While he and other experts who study kids and screens debate one another, those who work directly with young people say the impact tech is having is apparent and, at least in some cases, detrimental.

“Smartphones and social media — this is certainly where they live and interact,” says Jill Cook, assistant director of the American School Counselor Association. “One of the problems is that these platforms allow young people to engage in activities they probably wouldn’t be able to face-to-face.” As an example, she says some students set up fake profiles and harass one another in ways they likely wouldn’t, or couldn’t, if they lacked the anonymity of a screen. “We’ve seen students bully other students into harming themselves,” she says.

The rise in mental health challenges among teens is something she and other school counselors have noticed and discussed, and she says that tech often appears to be at the center of the issue. “With social media, you’re comparing yourself to whatever that perfect image is that people are putting out there,” she says. “That can be very hard, and we have to help kids navigate that in a healthy way.”

“I think it’s critical for parents to be thinking about social media,” says U. of Arkansas’s Primack. He points out that kids who are disadvantaged or struggling with health issues may find helpful support communities on social media, and so the lesson shouldn’t be that any and all use is harmful. But if kids are spending many hours a day on social media, he says, any benefits may be outweighed by the risks. “I’d suggest that people reflect on their experiences with these platforms and adjust their use accordingly,” he says.

He also says that, at this moment, parents can direct their kids toward “positive screen-related activities,” which include educational and entertaining YouTube channels. He mentions Life Noggin, CrashCourse, and TED Ed as some examples. That doesn’t mean parents should park kids in front of screens all day; when it comes to most forms of digital tech, most experts say moderation is key. Unfortunately, moderation doesn’t seem to be the status quo.

While it’s hard to know exactly how any young person is spending his or her time, a 2018 report from the Pew Research Center found that 45% of teens say they’re online “almost constantly” — up from 24% just a few years earlier — and that social media sites make up nearly all of the online platforms where they spend the most time. Meanwhile, a 2019 report from Common Sense Media found that, among 8-to-12-year-olds, average daily screen time is now up to nearly five hours, which doesn’t include time spent on schoolwork. Among teens, that figure jumps to more than seven hours per day. The Covid-19 pandemic and stay-at-home orders are certain to augment those figures.

“Is tech bad or not? I don’t think there’s any straight answer to that,” says USC’s Immordino-Yang. “That’s like asking, ‘Is food good or bad?’ It depends on what and when and how you’re consuming it.” But just as the data on obesity-related disease indicate that many Americans aren’t eating properly or in moderation, young people may be over-consuming some unhealthy forms of technology. Building screen-free hours and activities into a young person’s day may help reestablish a sense of balance that has been lost.
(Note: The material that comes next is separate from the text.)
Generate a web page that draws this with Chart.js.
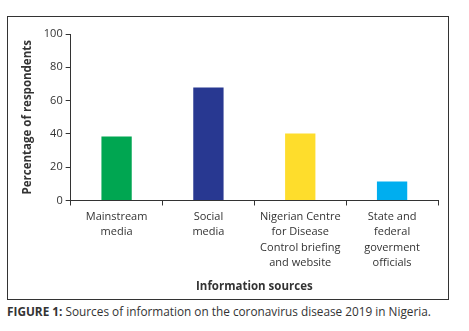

“It’s really important to understand that a young person’s brain and social and cognitive and psychological development is incredibly plastic and incredibly experience-dependent,” Immordino-Yang says. “That means the way young people use their brains will impact how they grow and develop.” Knowing this, she says it’s unreasonable to think that relocating so much of a young person’s time and social interaction into a digital space would not have an impact on how they think and feel. And at a population level, that relocation seems to be having some negative consequences.

“You can slice and dice the data up in different ways, but let’s get real,” she says. “We need to think about shifting the ways in which kids use these technologies in order to leverage the benefits and attenuate the risks.”